EXERCISE INSTRUCTIONS
Reproduce the listing below exactly, minus its pictures.

RAW DATA

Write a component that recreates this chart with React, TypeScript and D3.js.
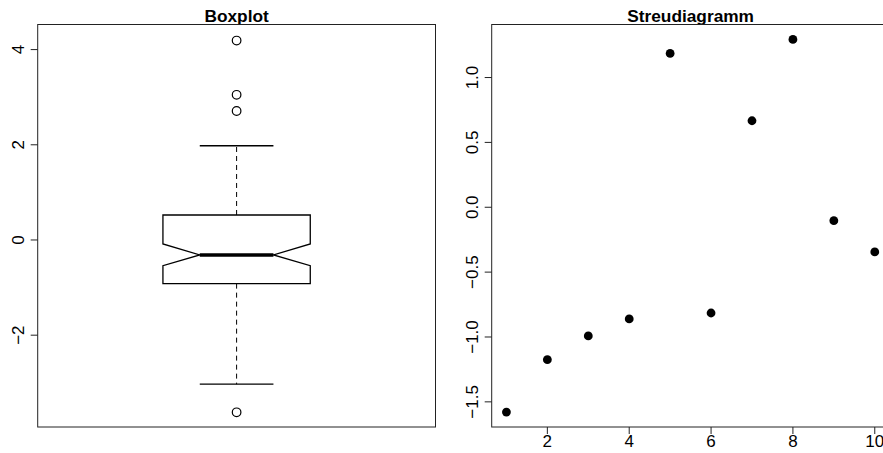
import React from "react";
import * as d3 from "d3";

// Boxplot statistics (n = 100)
const boxStats = { lowerWhisker: -3.03, q1: -0.917, median: -0.315, q3: 0.525, upperWhisker: 1.98 };
const notchBounds = [-0.54, -0.084];
const outliers = [4.19, 3.05, 2.71, -3.62];
const boxTicks = [-2, 0, 2, 4];

// Scatter data
const scatterX = [1, 2, 3, 4, 5, 6, 7, 8, 9, 10];
const scatterY = [-1.579, -1.175, -0.992, -0.861, 1.186, -0.815, 0.667, 1.294, -0.103, -0.344];
const scatterXTicks = [2, 4, 6, 8, 10];
const scatterYTicks = [-1.5, -1.0, -0.5, 0.0, 0.5, 1.0];

const W = 883;
const H = 453;
const FONT = "'Liberation Sans', Arial, Helvetica, sans-serif";
const TOP = 24.5;
const BOTTOM = 427;
const TICKFS = 17;

const fmtMinus = (s: string) => s.replace("-", "\u2212");

export default function App() {
  // Left panel
  const lx = d3.scaleLinear().domain([0.46, 1.54]).range([37.7, 435.5]);
  const ly = d3.scaleLinear().domain([-3.929, 4.527]).range([BOTTOM, TOP]);
  // Right panel
  const rx = d3.scaleLinear().domain([0.64, 10.36]).range([491.7, 889.5]);
  const ext = d3.extent(scatterY) as [number, number];
  const pad = (ext[1] - ext[0]) * 0.04;
  const ry = d3.scaleLinear().domain([ext[0] - pad, ext[1] + pad]).range([BOTTOM, TOP]);

  const c = 1;
  const bw = 0.2;
  const nw = 0.1;
  const cap = 0.1;

  const boxPath =
    `M${lx(c - bw)},${ly(boxStats.q3)}` +
    `L${lx(c + bw)},${ly(boxStats.q3)}` +
    `L${lx(c + bw)},${ly(notchBounds[1])}` +
    `L${lx(c + nw)},${ly(boxStats.median)}` +
    `L${lx(c + bw)},${ly(notchBounds[0])}` +
    `L${lx(c + bw)},${ly(boxStats.q1)}` +
    `L${lx(c - bw)},${ly(boxStats.q1)}` +
    `L${lx(c - bw)},${ly(notchBounds[0])}` +
    `L${lx(c - nw)},${ly(boxStats.median)}` +
    `L${lx(c - bw)},${ly(notchBounds[1])}Z`;

  const fmtBox = (v: number) => fmtMinus(d3.format("d")(v));
  const fmtScat = (v: number) => fmtMinus(d3.format(".1f")(v));

  return (
    <svg
      width={W}
      height={H}
      style={{ position: "absolute", left: 0, top: 0, background: "#fff" }}
      fontFamily={FONT}
    >
      <rect x={0} y={0} width={W} height={H} fill="#fff" />
      {/* ---------- Left: Boxplot ---------- */}
      <text x={(lx.range()[0] + lx.range()[1]) / 2} y={21.5} textAnchor="middle" fontWeight="bold" fontSize={17.3}>
        Boxplot
      </text>
      <rect
        x={lx.range()[0]}
        y={TOP}
        width={lx.range()[1] - lx.range()[0]}
        height={BOTTOM - TOP}
        fill="none"
        stroke="#222"
        strokeWidth={1}
      />
      {boxTicks.map((t) => (
        <g key={"lt" + t}>
          <line x1={lx.range()[0] - 7} x2={lx.range()[0]} y1={ly(t)} y2={ly(t)} stroke="#222" />
          <text
            transform={`translate(${lx.range()[0] - 19},${ly(t)}) rotate(-90)`}
            textAnchor="middle"
            dominantBaseline="central"
            fontSize={TICKFS}
          >
            {fmtBox(t)}
          </text>
        </g>
      ))}
      {/* whiskers */}
      <line x1={lx(c)} x2={lx(c)} y1={ly(boxStats.q3)} y2={ly(boxStats.upperWhisker)} stroke="#000" strokeDasharray="5,4" />
      <line x1={lx(c)} x2={lx(c)} y1={ly(boxStats.q1)} y2={ly(boxStats.lowerWhisker)} stroke="#000" strokeDasharray="5,4" />
      <line x1={lx(c - cap)} x2={lx(c + cap)} y1={ly(boxStats.upperWhisker)} y2={ly(boxStats.upperWhisker)} stroke="#000" strokeWidth={1.3} />
      <line x1={lx(c - cap)} x2={lx(c + cap)} y1={ly(boxStats.lowerWhisker)} y2={ly(boxStats.lowerWhisker)} stroke="#000" strokeWidth={1.3} />
      <path d={boxPath} fill="none" stroke="#000" strokeWidth={1.3} />
      <line x1={lx(c - nw)} x2={lx(c + nw)} y1={ly(boxStats.median)} y2={ly(boxStats.median)} stroke="#000" strokeWidth={3.5} />
      {outliers.map((o, i) => (
        <circle key={"o" + i} cx={lx(c)} cy={ly(o)} r={4.3} fill="none" stroke="#000" strokeWidth={1.2} />
      ))}

      {/* ---------- Right: Streudiagramm ---------- */}
      <text x={(rx.range()[0] + rx.range()[1]) / 2} y={21.5} textAnchor="middle" fontWeight="bold" fontSize={17.3}>
        Streudiagramm
      </text>
      <rect
        x={rx.range()[0]}
        y={TOP}
        width={rx.range()[1] - rx.range()[0]}
        height={BOTTOM - TOP}
        fill="none"
        stroke="#222"
        strokeWidth={1}
      />
      {scatterYTicks.map((t) => (
        <g key={"ry" + t}>
          <line x1={rx.range()[0] - 7} x2={rx.range()[0]} y1={ry(t)} y2={ry(t)} stroke="#222" />
          <text
            transform={`translate(${rx.range()[0] - 19},${ry(t)}) rotate(-90)`}
            textAnchor="middle"
            dominantBaseline="central"
            fontSize={TICKFS}
          >
            {fmtScat(t)}
          </text>
        </g>
      ))}
      {scatterXTicks.map((t) => (
        <g key={"rx" + t}>
          <line x1={rx(t)} x2={rx(t)} y1={BOTTOM} y2={BOTTOM + 7} stroke="#222" />
          <text x={rx(t)} y={447} textAnchor="middle" fontSize={TICKFS}>
            {String(t)}
          </text>
        </g>
      ))}
      {scatterX.map((x, i) => (
        <circle key={"p" + i} cx={rx(x)} cy={ry(scatterY[i])} r={4.4} fill="#000" />
      ))}
    </svg>
  );
}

FINISHED ANSWER
Write a component that recreates this chart with React, TypeScript and D3.js.
import React from "react";
import * as d3 from "d3";

// Boxplot statistics (n = 100)
const boxStats = { lowerWhisker: -3.03, q1: -0.917, median: -0.315, q3: 0.525, upperWhisker: 1.98 };
const notchBounds = [-0.54, -0.084];
const outliers = [4.19, 3.05, 2.71, -3.62];
const boxTicks = [-2, 0, 2, 4];

// Scatter data
const scatterX = [1, 2, 3, 4, 5, 6, 7, 8, 9, 10];
const scatterY = [-1.579, -1.175, -0.992, -0.861, 1.186, -0.815, 0.667, 1.294, -0.103, -0.344];
const scatterXTicks = [2, 4, 6, 8, 10];
const scatterYTicks = [-1.5, -1.0, -0.5, 0.0, 0.5, 1.0];

const W = 883;
const H = 453;
const FONT = "'Liberation Sans', Arial, Helvetica, sans-serif";
const TOP = 24.5;
const BOTTOM = 427;
const TICKFS = 17;

const fmtMinus = (s: string) => s.replace("-", "\u2212");

export default function App() {
  // Left panel
  const lx = d3.scaleLinear().domain([0.46, 1.54]).range([37.7, 435.5]);
  const ly = d3.scaleLinear().domain([-3.929, 4.527]).range([BOTTOM, TOP]);
  // Right panel
  const rx = d3.scaleLinear().domain([0.64, 10.36]).range([491.7, 889.5]);
  const ext = d3.extent(scatterY) as [number, number];
  const pad = (ext[1] - ext[0]) * 0.04;
  const ry = d3.scaleLinear().domain([ext[0] - pad, ext[1] + pad]).range([BOTTOM, TOP]);

  const c = 1;
  const bw = 0.2;
  const nw = 0.1;
  const cap = 0.1;

  const boxPath =
    `M${lx(c - bw)},${ly(boxStats.q3)}` +
    `L${lx(c + bw)},${ly(boxStats.q3)}` +
    `L${lx(c + bw)},${ly(notchBounds[1])}` +
    `L${lx(c + nw)},${ly(boxStats.median)}` +
    `L${lx(c + bw)},${ly(notchBounds[0])}` +
    `L${lx(c + bw)},${ly(boxStats.q1)}` +
    `L${lx(c - bw)},${ly(boxStats.q1)}` +
    `L${lx(c - bw)},${ly(notchBounds[0])}` +
    `L${lx(c - nw)},${ly(boxStats.median)}` +
    `L${lx(c - bw)},${ly(notchBounds[1])}Z`;

  const fmtBox = (v: number) => fmtMinus(d3.format("d")(v));
  const fmtScat = (v: number) => fmtMinus(d3.format(".1f")(v));

  return (
    <svg
      width={W}
      height={H}
      style={{ position: "absolute", left: 0, top: 0, background: "#fff" }}
      fontFamily={FONT}
    >
      <rect x={0} y={0} width={W} height={H} fill="#fff" />
      {/* ---------- Left: Boxplot ---------- */}
      <text x={(lx.range()[0] + lx.range()[1]) / 2} y={21.5} textAnchor="middle" fontWeight="bold" fontSize={17.3}>
        Boxplot
      </text>
      <rect
        x={lx.range()[0]}
        y={TOP}
        width={lx.range()[1] - lx.range()[0]}
        height={BOTTOM - TOP}
        fill="none"
        stroke="#222"
        strokeWidth={1}
      />
      {boxTicks.map((t) => (
        <g key={"lt" + t}>
          <line x1={lx.range()[0] - 7} x2={lx.range()[0]} y1={ly(t)} y2={ly(t)} stroke="#222" />
          <text
            transform={`translate(${lx.range()[0] - 19},${ly(t)}) rotate(-90)`}
            textAnchor="middle"
            dominantBaseline="central"
            fontSize={TICKFS}
          >
            {fmtBox(t)}
          </text>
        </g>
      ))}
      {/* whiskers */}
      <line x1={lx(c)} x2={lx(c)} y1={ly(boxStats.q3)} y2={ly(boxStats.upperWhisker)} stroke="#000" strokeDasharray="5,4" />
      <line x1={lx(c)} x2={lx(c)} y1={ly(boxStats.q1)} y2={ly(boxStats.lowerWhisker)} stroke="#000" strokeDasharray="5,4" />
      <line x1={lx(c - cap)} x2={lx(c + cap)} y1={ly(boxStats.upperWhisker)} y2={ly(boxStats.upperWhisker)} stroke="#000" strokeWidth={1.3} />
      <line x1={lx(c - cap)} x2={lx(c + cap)} y1={ly(boxStats.lowerWhisker)} y2={ly(boxStats.lowerWhisker)} stroke="#000" strokeWidth={1.3} />
      <path d={boxPath} fill="none" stroke="#000" strokeWidth={1.3} />
      <line x1={lx(c - nw)} x2={lx(c + nw)} y1={ly(boxStats.median)} y2={ly(boxStats.median)} stroke="#000" strokeWidth={3.5} />
      {outliers.map((o, i) => (
        <circle key={"o" + i} cx={lx(c)} cy={ly(o)} r={4.3} fill="none" stroke="#000" strokeWidth={1.2} />
      ))}

      {/* ---------- Right: Streudiagramm ---------- */}
      <text x={(rx.range()[0] + rx.range()[1]) / 2} y={21.5} textAnchor="middle" fontWeight="bold" fontSize={17.3}>
        Streudiagramm
      </text>
      <rect
        x={rx.range()[0]}
        y={TOP}
        width={rx.range()[1] - rx.range()[0]}
        height={BOTTOM - TOP}
        fill="none"
        stroke="#222"
        strokeWidth={1}
      />
      {scatterYTicks.map((t) => (
        <g key={"ry" + t}>
          <line x1={rx.range()[0] - 7} x2={rx.range()[0]} y1={ry(t)} y2={ry(t)} stroke="#222" />
          <text
            transform={`translate(${rx.range()[0] - 19},${ry(t)}) rotate(-90)`}
            textAnchor="middle"
            dominantBaseline="central"
            fontSize={TICKFS}
          >
            {fmtScat(t)}
          </text>
        </g>
      ))}
      {scatterXTicks.map((t) => (
        <g key={"rx" + t}>
          <line x1={rx(t)} x2={rx(t)} y1={BOTTOM} y2={BOTTOM + 7} stroke="#222" />
          <text x={rx(t)} y={447} textAnchor="middle" fontSize={TICKFS}>
            {String(t)}
          </text>
        </g>
      ))}
      {scatterX.map((x, i) => (
        <circle key={"p" + i} cx={rx(x)} cy={ry(scatterY[i])} r={4.4} fill="#000" />
      ))}
    </svg>
  );
}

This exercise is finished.